Editoriale

Era la nipote di Mubarak

Non sarà lo statista che in Europa e nel mondo ci invidiavano, ed è pur sempre un imprenditore pregiudicato per reati di frode fiscale, oltre che un ex presidente del […]

Pubblicato più di 10 anni faEdizione del 19 luglio 2014

Non sarà lo statista che in Europa e nel mondo ci invidiavano, ed è pur sempre un imprenditore pregiudicato per reati di frode fiscale, oltre che un ex presidente del consiglio a processo per la compra-vendita di parlamentari. Ma con l’assoluzione pronunciata dai giudici della corte d’appello di Milano, oggi Silvio Berlusconi conquista l’invidiabile status di anziano miliardario a tal punto credulone da scambiare Ruby per la nipote di Mubarak.

Quelle sei telefonate in una notte, alla questura di Milano, mentre era a Parigi per un importante vertice internazionale, erano semplicemente un gesto umanitario verso una ragazza reclutata in una casa-famiglia dai suoi amici, malauguratamente finita in questura per furto. E come avrebbe potuto un presidente del consiglio, privo di collaboratori e informatori, immaginare che l’oggetto delle sue paterne cure fosse una minorenne in cerca di protezione e denaro in cambio di sesso?
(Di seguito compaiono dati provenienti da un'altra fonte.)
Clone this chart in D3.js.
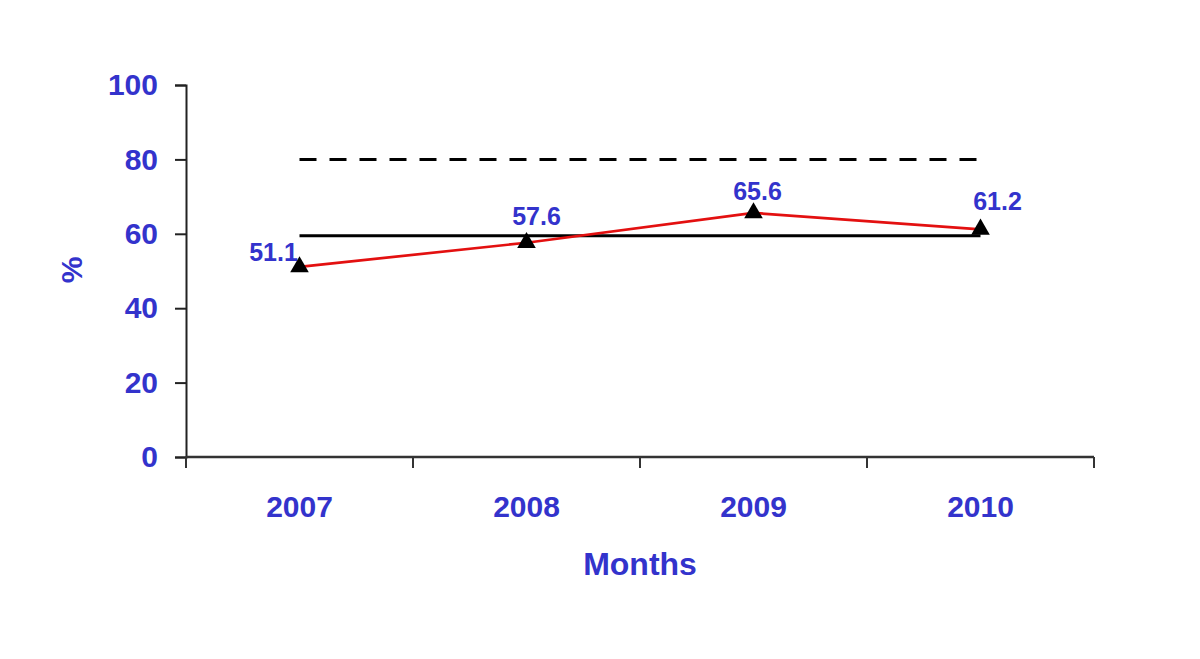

Del resto c’è una legge che per questo tipo di reati, tra adulti e minori, prevede “l’ignoranza inevitabile”, cioè la possibilità, nel caso nostro, che l’anziano benefattore ignorasse l’anagrafe dell’ospite delle sue cene eleganti. I magistrati che lo avevano condannato a sette anni e all’interdizione perenne dai pubblici uffici, non potevano pretendere che l’uomo più potente del paese fosse informato dell’età di ogni singola passeggera di quella carovana di donne pagate per esclusivamente per l’amabile conversazione come, al di là di ogni sospetto, spiegava l’affidabile Minetti, maestra di burlesque («c’è la disperata, c’è quella che viene dalle favelas, c’è la zoccola…»). Né c’è chi possa legittimamente sospettare che lo spacchettamento del gravissimo reato di concussione, con l’introduzione della fattispecie di “indebita induzione”, sia stato congegnato per offrire ai magistrati la formula legale per ripulire l’immagine dell’imputato eccellente. Evidentemente la sentenza di primo grado aveva completamente travisato la realtà dei fatti.

Del resto questo non è il paese divorato dal conflitto di interessi fino al punto di cancellare i confini e i conflitti tra destra e sinistra a favore di quell’amalgama, riuscitissimo, delle larghe intese, oggi brillantemente ribattezzate come il patto costituente del Nazareno. Così come in nessun modo il nuovo potere renziano, artefice del patto, può aver influito sul giudizio di assoluzione che ha graziato Berlusconi. La realtà supera sempre la fantasia, e dice che non c’era bisogno di questa assoluzione per ridare a Berlusconi il ruolo di partner privilegiato nella revisione delle regole democratiche. Come si diceva una volta, il problema è politico.